All the BoBs looked the same, with two exceptions—the tattoo on their right arm and the color of their skin. They were humanoid with the addition of other species’ DNA that was intended to make them stronger… smarter… in many ways—magical. After overloading Bao’s psyche, the Father gave each brother a restricted mix of abilities and strengthened the emotional resilience in the later models. Each of his nineteen brothers received only one major ability and a few minor ones. He had them all.

Yet each of them had what Earther mythology referred to as an Achilles heel. It was different in each one, but they all had something that would sap their strength—that made them weak. Weakness could be fatal if not controlled.

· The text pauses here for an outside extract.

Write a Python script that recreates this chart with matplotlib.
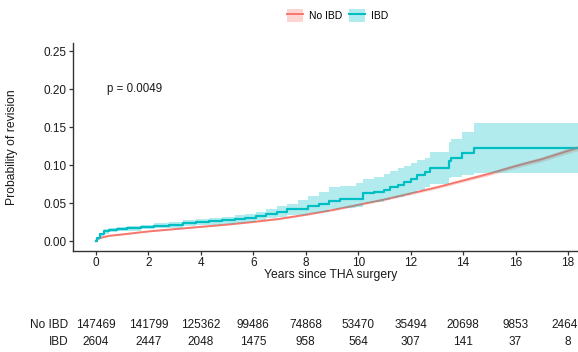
import matplotlib
matplotlib.use("Agg")
import matplotlib.pyplot as plt
import matplotlib.transforms as mtransforms
from matplotlib.patches import Patch
from matplotlib.lines import Line2D

plt.rcParams['font.family'] = ['Liberation Sans', 'DejaVu Sans']

# cumulative incidence of revision, No IBD (many small steps -> smooth)
no_ibd_t = [0, 0.05, 0.1, 0.5, 1, 2, 3, 4, 5, 6, 7, 8, 9, 10, 11, 12, 13, 14, 15, 16, 17, 18, 18.6]
no_ibd_p = [0, 0.003, 0.004, 0.0072, 0.009, 0.013, 0.016, 0.019, 0.022, 0.0255, 0.0295, 0.035,
            0.041, 0.048, 0.055, 0.063, 0.071, 0.080, 0.089, 0.099, 0.108, 0.119, 0.125]
no_ibd_lo = [0, 0.0025, 0.0035, 0.0067, 0.0085, 0.0125, 0.0155, 0.0185, 0.0213, 0.0247, 0.0287, 0.034,
             0.040, 0.0468, 0.0536, 0.0614, 0.0692, 0.078, 0.0866, 0.0962, 0.1048, 0.1155, 0.1212]
no_ibd_hi = [0, 0.0035, 0.0045, 0.0077, 0.0095, 0.0135, 0.0165, 0.0195, 0.0227, 0.0263, 0.0303, 0.036,
             0.042, 0.0492, 0.0564, 0.0646, 0.0728, 0.082, 0.0914, 0.1018, 0.1112, 0.1225, 0.1288]

# IBD step curve with confidence band
ibd_t = [0, 0.05, 0.15, 0.3, 0.5, 0.8, 1.2, 1.7, 2.2, 2.8, 3.3, 3.8, 4.3, 4.8, 5.3, 5.7, 6.1, 6.5,
         6.9, 7.3, 7.7, 8.1, 8.5, 8.9, 9.3, 9.9, 10.2, 10.6, 11.0, 11.2, 11.5, 11.75, 12.0, 12.25,
         12.55, 12.75, 13.45, 13.55, 13.95, 14.4, 18.6]
ibd_p = [0, 0.004, 0.009, 0.013, 0.015, 0.016, 0.017, 0.019, 0.020, 0.022, 0.024, 0.025, 0.027,
         0.028, 0.029, 0.031, 0.033, 0.036, 0.039, 0.042, 0.043, 0.046, 0.049, 0.053, 0.055, 0.056,
         0.063, 0.065, 0.068, 0.072, 0.074, 0.078, 0.082, 0.087, 0.091, 0.097, 0.105, 0.109, 0.116,
         0.123, 0.123]
ibd_lo = [0, 0.002, 0.007, 0.010, 0.012, 0.013, 0.014, 0.016, 0.017, 0.018, 0.020, 0.021, 0.022,
          0.023, 0.024, 0.026, 0.028, 0.030, 0.032, 0.034, 0.035, 0.037, 0.039, 0.042, 0.044, 0.045,
          0.050, 0.052, 0.054, 0.057, 0.058, 0.061, 0.064, 0.068, 0.071, 0.075, 0.083, 0.085, 0.087,
          0.0895, 0.0895]
ibd_hi = [0, 0.006, 0.011, 0.016, 0.018, 0.019, 0.020, 0.022, 0.024, 0.026, 0.028, 0.029, 0.031,
          0.032, 0.034, 0.036, 0.038, 0.042, 0.046, 0.049, 0.054, 0.060, 0.065, 0.071, 0.073, 0.077,
          0.082, 0.085, 0.089, 0.093, 0.096, 0.099, 0.103, 0.107, 0.110, 0.118, 0.130, 0.135, 0.144,
          0.156, 0.156]

# number at risk
risk_years = [0, 2, 4, 6, 8, 10, 12, 14, 16, 18]
risk_no_ibd = [147469, 141799, 125362, 99486, 74868, 53470, 35494, 20698, 9853, 2464]
risk_ibd = [2604, 2447, 2048, 1475, 958, 564, 307, 141, 37, 8]

red = '#F8766D'
cyan = '#00BFC4'
dark = '#1a1a1a'

fig = plt.figure(figsize=(5.78, 3.52), dpi=100)
ax = fig.add_axes([0.1263, 0.2878, 0.8737, 0.5909])

ax.plot(no_ibd_t, no_ibd_p, color=red, lw=1.4, zorder=2)
ax.plot(ibd_t, ibd_p, color=cyan, lw=1.6, drawstyle='steps-post', zorder=2)
ax.fill_between(no_ibd_t, no_ibd_lo, no_ibd_hi, color=red, alpha=0.3, lw=0, zorder=3)
ax.fill_between(ibd_t, ibd_lo, ibd_hi, color=cyan, alpha=0.3, lw=0, step='post', zorder=3)

ax.set_xlim(-0.878, 18.38)
ax.set_ylim(-0.01237, 0.2613)
ax.set_xticks(risk_years)
ax.set_yticks([0, 0.05, 0.10, 0.15, 0.20, 0.25])
ax.set_yticklabels(['0.00', '0.05', '0.10', '0.15', '0.20', '0.25'])
for s in ['top', 'right']:
    ax.spines[s].set_visible(False)
for s in ['left', 'bottom']:
    ax.spines[s].set_color('#333333')
    ax.spines[s].set_linewidth(1.0)
ax.tick_params(axis='both', length=3, width=0.9, color='#333333', labelsize=8.5,
               labelcolor=dark, pad=1.5)

ax.set_xlabel('Years since THA surgery', fontsize=8.7, color=dark)
ax.xaxis.set_label_coords(0.511, -0.117)
ax.xaxis.label.set_va('center')
ax.set_ylabel('Probability of revision', fontsize=8.7, color=dark)
ax.yaxis.set_label_coords(-0.1086, 0.5)

ax.text(0.42, 0.20, 'p = 0.0049', fontsize=8.3, color=dark, ha='left', va='center')

handles = [(Patch(facecolor=red, alpha=0.3, lw=0), Line2D([], [], color=red, lw=1.4)),
           (Patch(facecolor=cyan, alpha=0.3, lw=0), Line2D([], [], color=cyan, lw=1.5))]
fig.legend(handles, ['No IBD', 'IBD'], loc='center', bbox_to_anchor=(0.584, 0.9565), ncol=2,
           frameon=False, fontsize=7.5, handlelength=1.54, handleheight=1.54,
           handletextpad=0.58, columnspacing=0.67, borderpad=0)

# risk table under the plot
trans = mtransforms.blended_transform_factory(ax.transData, fig.transFigure)
row_y = [0.0767, 0.0293]
fig.text(0.118, row_y[0], 'No IBD', fontsize=8.5, color=dark, ha='right', va='center')
fig.text(0.118, row_y[1], 'IBD', fontsize=8.5, color=dark, ha='right', va='center')
for yr, n1, n2 in zip(risk_years, risk_no_ibd, risk_ibd):
    if yr == risk_years[-1]:
        # last column sits at the right edge of the picture
        fig.text(0.999, row_y[0], str(n1), fontsize=8.5, color=dark, ha='right', va='center')
    else:
        ax.text(yr, row_y[0], str(n1), transform=trans, fontsize=8.5, color=dark,
                ha='center', va='center', clip_on=False)
    ax.text(yr, row_y[1], str(n2), transform=trans, fontsize=8.5, color=dark,
            ha='center', va='center', clip_on=False)

fig.savefig('out.png', dpi=100)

Because the Father created Bao first, he had many weaknesses. But his major failing was the inability to walk away from injustice. And everywhere he looked on Viant, someone was being held against their will or being forced to do something they didn’t want to do. He couldn’t save everybody unless he took out the primary source of this misery.

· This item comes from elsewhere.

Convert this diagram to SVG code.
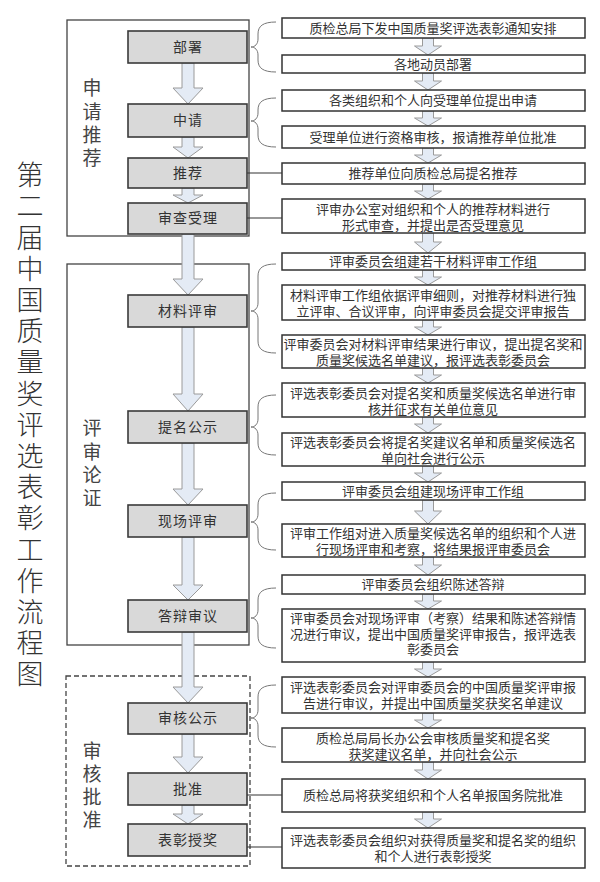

Which meant he didn’t have time to concentrate his efforts on the house across the road.

But because the Father engineered BaOBy with ALL the master abilities, he could do a little of everything. He saw their future if he didn’t help. He felt every violation of their bodies—and every death—as if it were his own. What he struggled with at the moment was seeing what he could do to change their future.

He was getting a headache. If he didn’t stop running scenarios in his head, his nose would bleed. He knew he was more emotional than the others. All this misery… hurt him. Bao was also more dependent on routine than his brothers. He was more fragile than all of them. Sighing, he shifted his body, trying to get more comfortable. Something was digging into his upper back.

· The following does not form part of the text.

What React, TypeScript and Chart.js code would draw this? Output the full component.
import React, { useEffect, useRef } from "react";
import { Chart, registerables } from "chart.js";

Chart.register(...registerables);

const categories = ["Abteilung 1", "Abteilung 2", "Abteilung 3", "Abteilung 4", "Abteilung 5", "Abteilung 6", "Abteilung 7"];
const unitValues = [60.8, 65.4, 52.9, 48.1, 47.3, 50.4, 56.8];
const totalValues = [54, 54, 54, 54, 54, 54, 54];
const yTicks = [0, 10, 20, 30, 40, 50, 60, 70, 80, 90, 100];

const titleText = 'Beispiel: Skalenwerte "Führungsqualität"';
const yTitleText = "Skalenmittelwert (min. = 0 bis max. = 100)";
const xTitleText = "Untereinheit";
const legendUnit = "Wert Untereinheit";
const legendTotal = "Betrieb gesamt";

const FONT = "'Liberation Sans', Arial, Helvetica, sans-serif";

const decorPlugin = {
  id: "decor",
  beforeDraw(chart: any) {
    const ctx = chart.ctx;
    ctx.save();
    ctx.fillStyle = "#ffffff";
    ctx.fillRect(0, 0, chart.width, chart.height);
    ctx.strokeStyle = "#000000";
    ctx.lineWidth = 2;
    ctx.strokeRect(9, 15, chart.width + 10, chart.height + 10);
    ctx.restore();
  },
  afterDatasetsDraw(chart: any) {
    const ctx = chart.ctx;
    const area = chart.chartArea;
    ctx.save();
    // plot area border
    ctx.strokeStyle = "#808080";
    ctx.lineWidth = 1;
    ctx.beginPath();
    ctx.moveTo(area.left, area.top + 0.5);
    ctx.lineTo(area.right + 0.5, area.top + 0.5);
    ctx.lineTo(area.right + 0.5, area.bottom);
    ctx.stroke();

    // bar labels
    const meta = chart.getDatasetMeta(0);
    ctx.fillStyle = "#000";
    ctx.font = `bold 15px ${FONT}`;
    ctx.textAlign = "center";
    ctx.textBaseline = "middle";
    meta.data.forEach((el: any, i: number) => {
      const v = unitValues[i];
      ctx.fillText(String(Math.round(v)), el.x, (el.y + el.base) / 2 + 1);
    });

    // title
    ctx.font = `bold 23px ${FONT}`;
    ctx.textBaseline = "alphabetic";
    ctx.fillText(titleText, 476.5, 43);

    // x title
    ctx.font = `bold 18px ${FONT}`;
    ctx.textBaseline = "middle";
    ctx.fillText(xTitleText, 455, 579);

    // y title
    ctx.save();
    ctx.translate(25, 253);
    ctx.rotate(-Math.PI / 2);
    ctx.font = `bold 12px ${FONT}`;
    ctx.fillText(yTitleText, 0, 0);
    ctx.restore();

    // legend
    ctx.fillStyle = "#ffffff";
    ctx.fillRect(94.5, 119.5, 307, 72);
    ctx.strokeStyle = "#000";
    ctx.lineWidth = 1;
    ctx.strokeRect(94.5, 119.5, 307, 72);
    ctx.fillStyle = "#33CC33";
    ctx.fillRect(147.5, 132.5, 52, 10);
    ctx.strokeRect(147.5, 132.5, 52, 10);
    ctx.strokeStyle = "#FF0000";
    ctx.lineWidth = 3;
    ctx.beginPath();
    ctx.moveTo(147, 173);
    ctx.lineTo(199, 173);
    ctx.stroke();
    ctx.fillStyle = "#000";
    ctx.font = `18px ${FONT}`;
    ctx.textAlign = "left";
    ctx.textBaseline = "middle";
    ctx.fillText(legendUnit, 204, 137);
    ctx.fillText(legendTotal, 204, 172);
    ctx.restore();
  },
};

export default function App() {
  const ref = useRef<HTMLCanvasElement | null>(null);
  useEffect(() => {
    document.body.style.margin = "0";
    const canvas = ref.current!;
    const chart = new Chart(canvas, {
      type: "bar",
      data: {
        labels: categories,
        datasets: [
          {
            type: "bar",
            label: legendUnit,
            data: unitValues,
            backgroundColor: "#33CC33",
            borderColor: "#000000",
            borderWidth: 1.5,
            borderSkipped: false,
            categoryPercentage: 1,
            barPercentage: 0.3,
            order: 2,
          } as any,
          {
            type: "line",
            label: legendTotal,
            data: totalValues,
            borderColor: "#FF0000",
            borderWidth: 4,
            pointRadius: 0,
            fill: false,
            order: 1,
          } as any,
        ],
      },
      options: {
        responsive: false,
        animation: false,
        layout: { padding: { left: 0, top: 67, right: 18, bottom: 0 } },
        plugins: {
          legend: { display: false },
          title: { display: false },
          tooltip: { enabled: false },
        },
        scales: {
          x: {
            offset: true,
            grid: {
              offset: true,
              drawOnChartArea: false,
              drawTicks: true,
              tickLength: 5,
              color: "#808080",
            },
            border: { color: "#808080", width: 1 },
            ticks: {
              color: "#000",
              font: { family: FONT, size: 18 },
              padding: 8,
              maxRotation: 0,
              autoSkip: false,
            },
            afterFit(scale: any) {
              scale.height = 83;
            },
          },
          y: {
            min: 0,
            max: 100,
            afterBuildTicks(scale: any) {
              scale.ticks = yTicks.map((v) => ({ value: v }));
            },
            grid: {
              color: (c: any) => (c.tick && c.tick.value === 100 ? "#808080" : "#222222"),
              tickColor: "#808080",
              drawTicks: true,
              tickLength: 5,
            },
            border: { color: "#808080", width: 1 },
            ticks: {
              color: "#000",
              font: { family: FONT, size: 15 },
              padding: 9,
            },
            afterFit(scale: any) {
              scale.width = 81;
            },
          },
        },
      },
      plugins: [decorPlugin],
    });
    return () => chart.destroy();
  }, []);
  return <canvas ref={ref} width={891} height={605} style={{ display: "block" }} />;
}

Bao took a deep breath. The overly sweet scent of the Viant Violeta reminded him that the Andaran drugged the air. While he had some natural immunity, it was obvious it wasn’t enough. Bao sent a mental call out to his brothers. Warning them all about how the scent made him doubt himself. He asked that they search the hover for re-breathers or find something in the markets they could adapt to filter the air. It seemed the longer they were on this planet, the more the scent affected them.

He needed to refocus. To forcefully push away his faults and remember what made him strong. They definitely needed air filtration.

One thing he was most proud of… was captaining their ship. The DoMicile was not just their home—it was their livelihood. Bao enjoyed managing the ship, the men, and the jobs they took. Homesickness overwhelmed him. He missed his ship and his brothers. Along the mental connection that tied them all together, he knew ReBOrB was worried about the woman he’d gone to rescue. Time had runout, and they planned to escape tonight. But Reb was concerned she hadn’t recuperated enough. Even though she’d been in the Viant Health Center for many days.

It was the same number of days he’d been on this roof. Bao reinforced his belief that Reb would figure it out. He wouldn’t allow the damn drug to take him down.

At the rustle of fabric, Bao’s eyes snapped open. He resisted the urge to sit up, trying to pinpoint the intruder’s location. His body trembled—his mating marks itched.

“I thought you were a prisoner,” he whispered. Bao couldn’t resist taking a deep breath, this time seeking the scent of his mate.

Catalina

She’d been a prisoner on this planet for years. Some of those years hadn’t been bad. Catalina had done the work she loved and been treated well. Not great. But she hadn’t been beaten. Or raped.

In the beginning, they gave her food to eat and a private, tiny room of her own. Her first owner listened when she told him she had trouble sleeping at night. Suggesting that if he gave her a room with a bed, a lamp, and a desk… she could work when she couldn’t sleep.

When her old master was forced to give her to the Andaran, her preference for working late into the night was seen as a benefit. So, nothing changed but the man holding her captive and the location of her room.

The Andaran gave her the title of assistant, but she was his slave. Cat started working for him before he came into power. Before he systematically destroyed the fifteen men who made up Viant’s Ruling Committee.